2.7 CONCLUSION
We have developed a representation that is quite simple, and should be generalizable to more realistic language domains. It requires simply noting the <previous-word, next-word> contexts in which a word occurs. Since our current research is primarily concerned with categorizing words, it appears that this representation will be sufficient for our needs. However, as indicated in the preceding section, more sophisticated linguistic analysis will require additional statistical information.
NOTES
1. The vector we are using for the context-sensitive representation of words has two primary motivations. First, it is consistent with Elman's net design. For the word categorization experiment discussed in this chapter, he provided enough hidden units to hold up to 5 input vectors. Thus, the net could actually retain the previous 5 inputs if it wished.
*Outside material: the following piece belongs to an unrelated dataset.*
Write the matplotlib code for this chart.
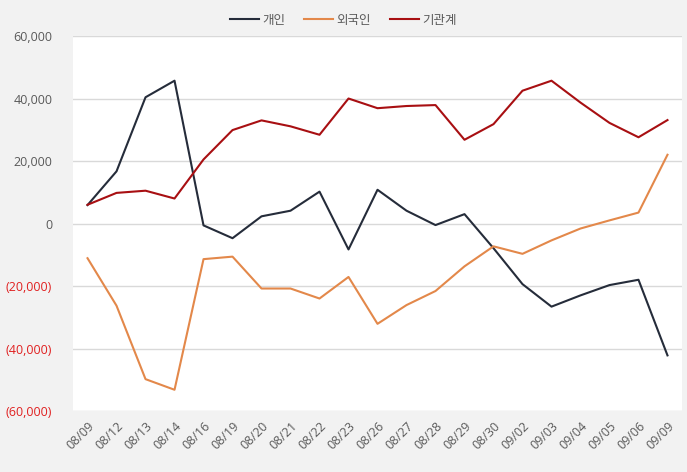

In a second experiment, discussed in Chapter 2, he allowed sufficient hidden units to retain 7 input vectors. Evidence concerning center-embedding results seems to confirm that the net was in fact retaining information from the 7 preceding inputs. The second reason for the representation we have chosen is our desire to only use simple statistics. The simplest way to allow the prior context to influence the representation of a word was to sum the occurrences of all words that preceded the subject word in the corpus. Then, normalizing the sum of the occurrences to 1 would produce a previous word transition vector. Pairing this previous-word transition vector with the next-word transition produced the context-sensitive representation that we use here.
It should be noted that we did some experiments with conditional probabilities. These involved representing a word by a matrix of transition probabilities. The matrix had the previous word as one dimension and the next word as the other. The actual cell entries were the number of occurrences of a next word given the current word and previous word. However, the "toy" language corpus was not large enough to produce meaningful results. Since we were using a corpus 6 times the size of Elman's (60,000 randomly generated sentence versus Elman's 10,000), this is further evidence of the power of his model's higher-order statistical analysis. We could have made these conditional probabilities meaningful by increasing the size of the corpus, but this would not be consistent with our goal of opening our analysis to low frequency words.